Restate all the material verbatim, except for the pictures.

— Start of Information provided —

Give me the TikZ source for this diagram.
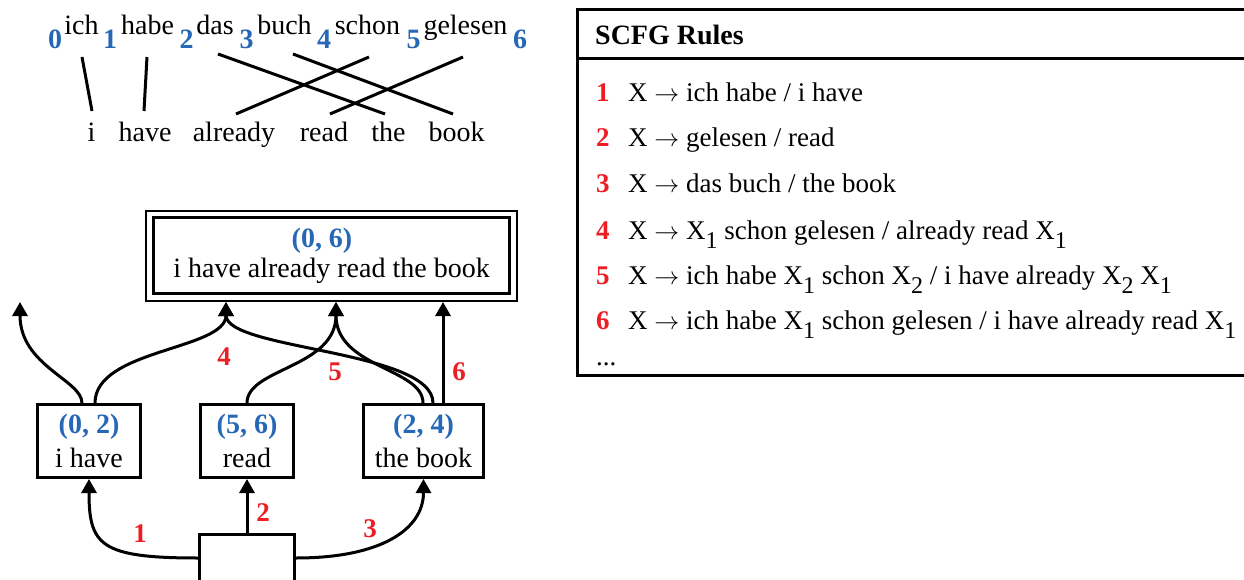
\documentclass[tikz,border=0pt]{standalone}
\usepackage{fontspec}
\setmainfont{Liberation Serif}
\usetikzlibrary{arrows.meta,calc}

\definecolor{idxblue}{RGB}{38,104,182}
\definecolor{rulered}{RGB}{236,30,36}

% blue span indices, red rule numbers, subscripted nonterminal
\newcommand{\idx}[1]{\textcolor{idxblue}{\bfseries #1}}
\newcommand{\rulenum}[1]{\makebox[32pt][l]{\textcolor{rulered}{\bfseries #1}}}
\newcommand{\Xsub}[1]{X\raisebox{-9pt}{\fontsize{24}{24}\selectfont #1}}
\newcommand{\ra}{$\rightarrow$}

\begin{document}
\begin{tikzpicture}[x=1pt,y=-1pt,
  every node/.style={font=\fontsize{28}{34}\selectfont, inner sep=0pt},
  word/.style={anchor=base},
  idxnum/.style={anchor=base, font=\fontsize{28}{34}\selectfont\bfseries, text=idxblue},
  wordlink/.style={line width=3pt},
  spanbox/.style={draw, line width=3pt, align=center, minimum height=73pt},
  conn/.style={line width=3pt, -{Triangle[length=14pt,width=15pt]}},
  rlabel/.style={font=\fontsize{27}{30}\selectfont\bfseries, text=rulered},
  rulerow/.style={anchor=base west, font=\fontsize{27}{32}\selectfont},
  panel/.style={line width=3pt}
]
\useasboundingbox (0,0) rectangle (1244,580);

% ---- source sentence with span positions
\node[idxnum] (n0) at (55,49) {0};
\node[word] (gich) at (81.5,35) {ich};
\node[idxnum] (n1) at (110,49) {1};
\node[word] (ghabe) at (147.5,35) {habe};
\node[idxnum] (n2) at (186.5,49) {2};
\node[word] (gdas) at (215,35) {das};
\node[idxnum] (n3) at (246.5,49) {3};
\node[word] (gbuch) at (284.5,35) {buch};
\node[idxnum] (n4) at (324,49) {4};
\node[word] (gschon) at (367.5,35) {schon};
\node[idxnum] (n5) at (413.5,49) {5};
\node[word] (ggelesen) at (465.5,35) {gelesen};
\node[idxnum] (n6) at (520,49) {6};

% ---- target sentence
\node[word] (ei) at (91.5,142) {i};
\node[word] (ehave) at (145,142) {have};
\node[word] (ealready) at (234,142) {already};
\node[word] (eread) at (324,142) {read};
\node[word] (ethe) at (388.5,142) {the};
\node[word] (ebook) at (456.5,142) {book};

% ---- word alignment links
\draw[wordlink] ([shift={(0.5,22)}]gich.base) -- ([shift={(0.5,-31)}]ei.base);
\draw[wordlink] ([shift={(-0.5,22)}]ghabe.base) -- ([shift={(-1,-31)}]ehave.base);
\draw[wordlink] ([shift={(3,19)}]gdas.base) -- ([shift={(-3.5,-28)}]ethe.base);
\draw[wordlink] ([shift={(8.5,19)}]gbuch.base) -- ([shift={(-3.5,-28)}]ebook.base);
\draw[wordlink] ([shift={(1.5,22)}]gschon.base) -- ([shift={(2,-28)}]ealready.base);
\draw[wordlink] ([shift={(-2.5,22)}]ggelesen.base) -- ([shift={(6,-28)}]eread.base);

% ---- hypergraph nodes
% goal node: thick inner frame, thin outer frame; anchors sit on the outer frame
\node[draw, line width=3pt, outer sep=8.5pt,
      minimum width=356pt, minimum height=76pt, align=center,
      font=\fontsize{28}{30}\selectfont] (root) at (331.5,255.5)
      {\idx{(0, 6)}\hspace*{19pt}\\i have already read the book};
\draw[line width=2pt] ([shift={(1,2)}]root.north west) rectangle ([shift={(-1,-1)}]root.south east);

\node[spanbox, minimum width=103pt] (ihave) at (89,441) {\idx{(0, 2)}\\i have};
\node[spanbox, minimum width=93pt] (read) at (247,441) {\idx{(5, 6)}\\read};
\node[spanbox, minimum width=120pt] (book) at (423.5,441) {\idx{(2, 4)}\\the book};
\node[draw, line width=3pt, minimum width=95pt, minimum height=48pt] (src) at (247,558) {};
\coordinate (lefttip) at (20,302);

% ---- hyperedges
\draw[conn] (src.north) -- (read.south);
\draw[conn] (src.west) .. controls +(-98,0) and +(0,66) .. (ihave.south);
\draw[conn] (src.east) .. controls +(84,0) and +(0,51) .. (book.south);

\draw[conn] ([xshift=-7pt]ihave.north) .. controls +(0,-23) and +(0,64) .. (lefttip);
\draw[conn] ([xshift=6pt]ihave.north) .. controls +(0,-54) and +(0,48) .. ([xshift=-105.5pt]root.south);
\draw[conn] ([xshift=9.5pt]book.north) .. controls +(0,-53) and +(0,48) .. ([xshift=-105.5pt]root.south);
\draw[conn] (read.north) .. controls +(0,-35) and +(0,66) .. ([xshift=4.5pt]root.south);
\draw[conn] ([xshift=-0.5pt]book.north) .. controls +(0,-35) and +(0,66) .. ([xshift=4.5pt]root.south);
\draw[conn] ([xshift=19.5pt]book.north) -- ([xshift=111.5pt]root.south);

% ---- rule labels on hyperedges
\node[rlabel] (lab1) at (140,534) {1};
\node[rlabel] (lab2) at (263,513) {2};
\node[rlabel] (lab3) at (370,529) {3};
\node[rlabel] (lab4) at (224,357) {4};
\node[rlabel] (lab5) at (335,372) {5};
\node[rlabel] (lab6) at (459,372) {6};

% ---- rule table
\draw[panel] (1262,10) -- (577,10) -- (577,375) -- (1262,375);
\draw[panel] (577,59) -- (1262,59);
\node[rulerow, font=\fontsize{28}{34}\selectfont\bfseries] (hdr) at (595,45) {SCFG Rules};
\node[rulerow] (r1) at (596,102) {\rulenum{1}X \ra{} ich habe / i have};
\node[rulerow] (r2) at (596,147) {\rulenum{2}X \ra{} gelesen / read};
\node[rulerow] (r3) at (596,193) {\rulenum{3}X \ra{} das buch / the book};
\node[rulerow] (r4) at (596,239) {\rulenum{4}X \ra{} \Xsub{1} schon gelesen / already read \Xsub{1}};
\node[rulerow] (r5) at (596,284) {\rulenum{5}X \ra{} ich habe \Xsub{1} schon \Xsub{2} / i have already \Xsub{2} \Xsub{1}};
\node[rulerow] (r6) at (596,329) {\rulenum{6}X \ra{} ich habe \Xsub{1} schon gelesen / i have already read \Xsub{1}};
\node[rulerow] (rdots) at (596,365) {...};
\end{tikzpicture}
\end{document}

— End of Information provided —

• [Answer to this problem]
Give me the TikZ source for this diagram.
\documentclass[tikz,border=0pt]{standalone}
\usepackage{fontspec}
\setmainfont{Liberation Serif}
\usetikzlibrary{arrows.meta,calc}

\definecolor{idxblue}{RGB}{38,104,182}
\definecolor{rulered}{RGB}{236,30,36}

% blue span indices, red rule numbers, subscripted nonterminal
\newcommand{\idx}[1]{\textcolor{idxblue}{\bfseries #1}}
\newcommand{\rulenum}[1]{\makebox[32pt][l]{\textcolor{rulered}{\bfseries #1}}}
\newcommand{\Xsub}[1]{X\raisebox{-9pt}{\fontsize{24}{24}\selectfont #1}}
\newcommand{\ra}{$\rightarrow$}

\begin{document}
\begin{tikzpicture}[x=1pt,y=-1pt,
  every node/.style={font=\fontsize{28}{34}\selectfont, inner sep=0pt},
  word/.style={anchor=base},
  idxnum/.style={anchor=base, font=\fontsize{28}{34}\selectfont\bfseries, text=idxblue},
  wordlink/.style={line width=3pt},
  spanbox/.style={draw, line width=3pt, align=center, minimum height=73pt},
  conn/.style={line width=3pt, -{Triangle[length=14pt,width=15pt]}},
  rlabel/.style={font=\fontsize{27}{30}\selectfont\bfseries, text=rulered},
  rulerow/.style={anchor=base west, font=\fontsize{27}{32}\selectfont},
  panel/.style={line width=3pt}
]
\useasboundingbox (0,0) rectangle (1244,580);

% ---- source sentence with span positions
\node[idxnum] (n0) at (55,49) {0};
\node[word] (gich) at (81.5,35) {ich};
\node[idxnum] (n1) at (110,49) {1};
\node[word] (ghabe) at (147.5,35) {habe};
\node[idxnum] (n2) at (186.5,49) {2};
\node[word] (gdas) at (215,35) {das};
\node[idxnum] (n3) at (246.5,49) {3};
\node[word] (gbuch) at (284.5,35) {buch};
\node[idxnum] (n4) at (324,49) {4};
\node[word] (gschon) at (367.5,35) {schon};
\node[idxnum] (n5) at (413.5,49) {5};
\node[word] (ggelesen) at (465.5,35) {gelesen};
\node[idxnum] (n6) at (520,49) {6};

% ---- target sentence
\node[word] (ei) at (91.5,142) {i};
\node[word] (ehave) at (145,142) {have};
\node[word] (ealready) at (234,142) {already};
\node[word] (eread) at (324,142) {read};
\node[word] (ethe) at (388.5,142) {the};
\node[word] (ebook) at (456.5,142) {book};

% ---- word alignment links
\draw[wordlink] ([shift={(0.5,22)}]gich.base) -- ([shift={(0.5,-31)}]ei.base);
\draw[wordlink] ([shift={(-0.5,22)}]ghabe.base) -- ([shift={(-1,-31)}]ehave.base);
\draw[wordlink] ([shift={(3,19)}]gdas.base) -- ([shift={(-3.5,-28)}]ethe.base);
\draw[wordlink] ([shift={(8.5,19)}]gbuch.base) -- ([shift={(-3.5,-28)}]ebook.base);
\draw[wordlink] ([shift={(1.5,22)}]gschon.base) -- ([shift={(2,-28)}]ealready.base);
\draw[wordlink] ([shift={(-2.5,22)}]ggelesen.base) -- ([shift={(6,-28)}]eread.base);

% ---- hypergraph nodes
% goal node: thick inner frame, thin outer frame; anchors sit on the outer frame
\node[draw, line width=3pt, outer sep=8.5pt,
      minimum width=356pt, minimum height=76pt, align=center,
      font=\fontsize{28}{30}\selectfont] (root) at (331.5,255.5)
      {\idx{(0, 6)}\hspace*{19pt}\\i have already read the book};
\draw[line width=2pt] ([shift={(1,2)}]root.north west) rectangle ([shift={(-1,-1)}]root.south east);

\node[spanbox, minimum width=103pt] (ihave) at (89,441) {\idx{(0, 2)}\\i have};
\node[spanbox, minimum width=93pt] (read) at (247,441) {\idx{(5, 6)}\\read};
\node[spanbox, minimum width=120pt] (book) at (423.5,441) {\idx{(2, 4)}\\the book};
\node[draw, line width=3pt, minimum width=95pt, minimum height=48pt] (src) at (247,558) {};
\coordinate (lefttip) at (20,302);

% ---- hyperedges
\draw[conn] (src.north) -- (read.south);
\draw[conn] (src.west) .. controls +(-98,0) and +(0,66) .. (ihave.south);
\draw[conn] (src.east) .. controls +(84,0) and +(0,51) .. (book.south);

\draw[conn] ([xshift=-7pt]ihave.north) .. controls +(0,-23) and +(0,64) .. (lefttip);
\draw[conn] ([xshift=6pt]ihave.north) .. controls +(0,-54) and +(0,48) .. ([xshift=-105.5pt]root.south);
\draw[conn] ([xshift=9.5pt]book.north) .. controls +(0,-53) and +(0,48) .. ([xshift=-105.5pt]root.south);
\draw[conn] (read.north) .. controls +(0,-35) and +(0,66) .. ([xshift=4.5pt]root.south);
\draw[conn] ([xshift=-0.5pt]book.north) .. controls +(0,-35) and +(0,66) .. ([xshift=4.5pt]root.south);
\draw[conn] ([xshift=19.5pt]book.north) -- ([xshift=111.5pt]root.south);

% ---- rule labels on hyperedges
\node[rlabel] (lab1) at (140,534) {1};
\node[rlabel] (lab2) at (263,513) {2};
\node[rlabel] (lab3) at (370,529) {3};
\node[rlabel] (lab4) at (224,357) {4};
\node[rlabel] (lab5) at (335,372) {5};
\node[rlabel] (lab6) at (459,372) {6};

% ---- rule table
\draw[panel] (1262,10) -- (577,10) -- (577,375) -- (1262,375);
\draw[panel] (577,59) -- (1262,59);
\node[rulerow, font=\fontsize{28}{34}\selectfont\bfseries] (hdr) at (595,45) {SCFG Rules};
\node[rulerow] (r1) at (596,102) {\rulenum{1}X \ra{} ich habe / i have};
\node[rulerow] (r2) at (596,147) {\rulenum{2}X \ra{} gelesen / read};
\node[rulerow] (r3) at (596,193) {\rulenum{3}X \ra{} das buch / the book};
\node[rulerow] (r4) at (596,239) {\rulenum{4}X \ra{} \Xsub{1} schon gelesen / already read \Xsub{1}};
\node[rulerow] (r5) at (596,284) {\rulenum{5}X \ra{} ich habe \Xsub{1} schon \Xsub{2} / i have already \Xsub{2} \Xsub{1}};
\node[rulerow] (r6) at (596,329) {\rulenum{6}X \ra{} ich habe \Xsub{1} schon gelesen / i have already read \Xsub{1}};
\node[rulerow] (rdots) at (596,365) {...};
\end{tikzpicture}
\end{document}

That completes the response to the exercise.